To do: The complete listing should be restated exactly.

══ Data extract ══

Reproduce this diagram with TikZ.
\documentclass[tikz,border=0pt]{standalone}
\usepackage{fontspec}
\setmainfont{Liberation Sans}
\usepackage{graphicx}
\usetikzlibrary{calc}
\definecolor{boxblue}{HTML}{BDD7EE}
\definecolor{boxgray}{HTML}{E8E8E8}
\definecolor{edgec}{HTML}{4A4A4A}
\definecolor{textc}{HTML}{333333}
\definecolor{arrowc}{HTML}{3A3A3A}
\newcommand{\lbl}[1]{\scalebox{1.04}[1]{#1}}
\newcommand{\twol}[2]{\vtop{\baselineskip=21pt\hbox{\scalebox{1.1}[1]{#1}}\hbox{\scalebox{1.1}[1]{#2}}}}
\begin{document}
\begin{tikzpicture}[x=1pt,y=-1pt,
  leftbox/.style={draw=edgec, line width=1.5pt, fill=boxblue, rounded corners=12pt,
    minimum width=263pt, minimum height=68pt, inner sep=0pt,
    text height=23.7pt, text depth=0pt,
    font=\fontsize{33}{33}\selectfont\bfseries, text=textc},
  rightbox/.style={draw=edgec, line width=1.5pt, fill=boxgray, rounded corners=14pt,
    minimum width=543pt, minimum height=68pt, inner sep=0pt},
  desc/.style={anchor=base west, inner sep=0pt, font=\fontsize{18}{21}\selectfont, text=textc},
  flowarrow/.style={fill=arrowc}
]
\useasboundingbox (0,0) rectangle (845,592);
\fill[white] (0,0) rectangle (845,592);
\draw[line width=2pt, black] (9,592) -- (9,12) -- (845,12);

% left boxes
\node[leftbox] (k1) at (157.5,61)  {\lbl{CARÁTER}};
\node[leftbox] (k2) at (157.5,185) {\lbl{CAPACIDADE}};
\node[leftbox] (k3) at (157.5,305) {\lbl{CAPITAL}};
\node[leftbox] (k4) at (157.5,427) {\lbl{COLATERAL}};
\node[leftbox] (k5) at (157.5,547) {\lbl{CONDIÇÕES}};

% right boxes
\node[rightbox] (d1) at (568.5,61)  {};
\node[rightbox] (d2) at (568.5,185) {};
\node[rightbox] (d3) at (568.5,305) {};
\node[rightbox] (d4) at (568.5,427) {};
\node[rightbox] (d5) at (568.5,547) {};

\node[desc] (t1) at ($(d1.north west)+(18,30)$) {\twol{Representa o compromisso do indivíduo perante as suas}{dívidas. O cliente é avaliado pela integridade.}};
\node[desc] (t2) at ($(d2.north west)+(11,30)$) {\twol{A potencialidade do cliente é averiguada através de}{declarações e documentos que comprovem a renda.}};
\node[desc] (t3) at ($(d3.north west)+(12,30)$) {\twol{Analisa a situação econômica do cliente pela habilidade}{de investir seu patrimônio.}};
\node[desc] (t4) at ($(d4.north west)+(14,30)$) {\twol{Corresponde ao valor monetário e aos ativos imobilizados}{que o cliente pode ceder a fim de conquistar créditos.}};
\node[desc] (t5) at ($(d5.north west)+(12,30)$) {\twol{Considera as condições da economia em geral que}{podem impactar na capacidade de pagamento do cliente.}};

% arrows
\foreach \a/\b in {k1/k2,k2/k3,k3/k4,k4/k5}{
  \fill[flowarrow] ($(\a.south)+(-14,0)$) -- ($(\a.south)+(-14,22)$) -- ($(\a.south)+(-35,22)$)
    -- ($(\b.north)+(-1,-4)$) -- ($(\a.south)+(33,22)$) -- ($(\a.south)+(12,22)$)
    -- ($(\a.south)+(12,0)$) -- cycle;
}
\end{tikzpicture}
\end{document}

═══

Correct result:
Reproduce this diagram with TikZ.
\documentclass[tikz,border=0pt]{standalone}
\usepackage{fontspec}
\setmainfont{Liberation Sans}
\usepackage{graphicx}
\usetikzlibrary{calc}
\definecolor{boxblue}{HTML}{BDD7EE}
\definecolor{boxgray}{HTML}{E8E8E8}
\definecolor{edgec}{HTML}{4A4A4A}
\definecolor{textc}{HTML}{333333}
\definecolor{arrowc}{HTML}{3A3A3A}
\newcommand{\lbl}[1]{\scalebox{1.04}[1]{#1}}
\newcommand{\twol}[2]{\vtop{\baselineskip=21pt\hbox{\scalebox{1.1}[1]{#1}}\hbox{\scalebox{1.1}[1]{#2}}}}
\begin{document}
\begin{tikzpicture}[x=1pt,y=-1pt,
  leftbox/.style={draw=edgec, line width=1.5pt, fill=boxblue, rounded corners=12pt,
    minimum width=263pt, minimum height=68pt, inner sep=0pt,
    text height=23.7pt, text depth=0pt,
    font=\fontsize{33}{33}\selectfont\bfseries, text=textc},
  rightbox/.style={draw=edgec, line width=1.5pt, fill=boxgray, rounded corners=14pt,
    minimum width=543pt, minimum height=68pt, inner sep=0pt},
  desc/.style={anchor=base west, inner sep=0pt, font=\fontsize{18}{21}\selectfont, text=textc},
  flowarrow/.style={fill=arrowc}
]
\useasboundingbox (0,0) rectangle (845,592);
\fill[white] (0,0) rectangle (845,592);
\draw[line width=2pt, black] (9,592) -- (9,12) -- (845,12);

% left boxes
\node[leftbox] (k1) at (157.5,61)  {\lbl{CARÁTER}};
\node[leftbox] (k2) at (157.5,185) {\lbl{CAPACIDADE}};
\node[leftbox] (k3) at (157.5,305) {\lbl{CAPITAL}};
\node[leftbox] (k4) at (157.5,427) {\lbl{COLATERAL}};
\node[leftbox] (k5) at (157.5,547) {\lbl{CONDIÇÕES}};

% right boxes
\node[rightbox] (d1) at (568.5,61)  {};
\node[rightbox] (d2) at (568.5,185) {};
\node[rightbox] (d3) at (568.5,305) {};
\node[rightbox] (d4) at (568.5,427) {};
\node[rightbox] (d5) at (568.5,547) {};

\node[desc] (t1) at ($(d1.north west)+(18,30)$) {\twol{Representa o compromisso do indivíduo perante as suas}{dívidas. O cliente é avaliado pela integridade.}};
\node[desc] (t2) at ($(d2.north west)+(11,30)$) {\twol{A potencialidade do cliente é averiguada através de}{declarações e documentos que comprovem a renda.}};
\node[desc] (t3) at ($(d3.north west)+(12,30)$) {\twol{Analisa a situação econômica do cliente pela habilidade}{de investir seu patrimônio.}};
\node[desc] (t4) at ($(d4.north west)+(14,30)$) {\twol{Corresponde ao valor monetário e aos ativos imobilizados}{que o cliente pode ceder a fim de conquistar créditos.}};
\node[desc] (t5) at ($(d5.north west)+(12,30)$) {\twol{Considera as condições da economia em geral que}{podem impactar na capacidade de pagamento do cliente.}};

% arrows
\foreach \a/\b in {k1/k2,k2/k3,k3/k4,k4/k5}{
  \fill[flowarrow] ($(\a.south)+(-14,0)$) -- ($(\a.south)+(-14,22)$) -- ($(\a.south)+(-35,22)$)
    -- ($(\b.north)+(-1,-4)$) -- ($(\a.south)+(33,22)$) -- ($(\a.south)+(12,22)$)
    -- ($(\a.south)+(12,0)$) -- cycle;
}
\end{tikzpicture}
\end{document}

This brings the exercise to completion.